* BEGIN *

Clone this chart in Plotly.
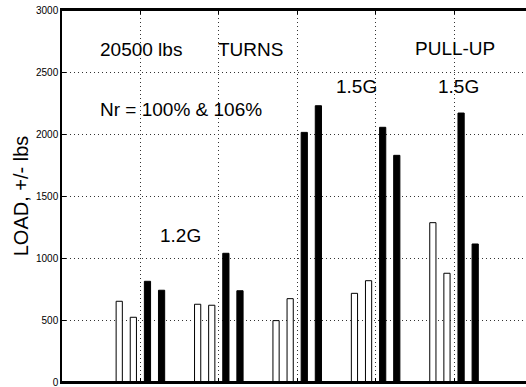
import plotly.graph_objects as go

# Data
groups = [1, 2, 3, 4, 5]
white_a = [651, 627, 495, 715, 1285]
white_b = [522, 619, 672, 817, 877]
black_a = [812, 1038, 2013, 2054, 2169]
black_b = [740, 736, 2228, 1828, 1113]
y_ticks = [0, 500, 1000, 1500, 2000, 2500, 3000]

labels = ["20500 lbs", "TURNS", "PULL-UP", "Nr = 100% & 106%", "1.5G", "1.5G", "1.2G"]
label_pos = [(1.01, 2683), (2.40, 2683), (5.01, 2690), (1.515, 2194),
             (3.76, 2381), (5.06, 2381), (1.514, 1180)]

FONT = "Liberation Sans, Arial, Helvetica, sans-serif"

fig = go.Figure()
series = [(white_a, "white"), (white_b, "white"), (black_a, "black"), (black_b, "black")]
for vals, col in series:
    fig.add_trace(go.Bar(
        x=groups, y=vals,
        marker=dict(color=col, line=dict(color="black", width=1)),
        showlegend=False,
    ))

for txt, (px, py) in zip(labels, label_pos):
    fig.add_annotation(x=px, y=py, xref="x", yref="y", text=txt, showarrow=False,
                       font=dict(family=FONT, size=19, color="black"),
                       xanchor="center", yanchor="middle")

# box frame: top and bottom edges of the plot area
for yy in (0, 1):
    fig.add_shape(type="line", xref="paper", yref="paper", x0=0, x1=1, y0=yy, y1=yy,
                  line=dict(color="black", width=2), layer="above")

fig.update_layout(
    width=526, height=387,
    margin=dict(l=62, r=0, t=10, b=5, pad=0),
    plot_bgcolor="white", paper_bgcolor="white",
    barmode="group", bargap=0.28, bargroupgap=0.56,
    font=dict(family=FONT, size=10, color="black"),
)
fig.update_xaxes(
    range=[0, 5.918], tickvals=groups, showticklabels=False,
    ticks="inside", ticklen=4, tickcolor="black", tickwidth=1,
    showline=True, linecolor="black", linewidth=2, mirror="allticks",
    showgrid=True, gridcolor="#333333", griddash="1px,3px", gridwidth=1,
    zeroline=False,
)
fig.update_yaxes(
    range=[0, 3000], tickvals=y_ticks, automargin=False, ticklabeloverflow="allow",
    ticks="inside", ticklen=4, tickcolor="black", tickwidth=1,
    showline=True, linecolor="black", linewidth=1.5,
    showgrid=True, gridcolor="#333333", griddash="1px,3px", gridwidth=1,
    zeroline=False,
    tickfont=dict(family=FONT, size=10, color="black"),
    title=dict(text="LOAD, +/- lbs", font=dict(family=FONT, size=20, color="black"), standoff=2),
)

fig.write_html("out.html")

* END *

(Set problem) Omit the pictures, then repeat exactly each line from the beginning of the listing through the line with "(3.76, 2381), (5.06, 2381), (1.514, 1180)]".

(Reply)
Clone this chart in Plotly.
import plotly.graph_objects as go

# Data
groups = [1, 2, 3, 4, 5]
white_a = [651, 627, 495, 715, 1285]
white_b = [522, 619, 672, 817, 877]
black_a = [812, 1038, 2013, 2054, 2169]
black_b = [740, 736, 2228, 1828, 1113]
y_ticks = [0, 500, 1000, 1500, 2000, 2500, 3000]

labels = ["20500 lbs", "TURNS", "PULL-UP", "Nr = 100% & 106%", "1.5G", "1.5G", "1.2G"]
label_pos = [(1.01, 2683), (2.40, 2683), (5.01, 2690), (1.515, 2194),
             (3.76, 2381), (5.06, 2381), (1.514, 1180)]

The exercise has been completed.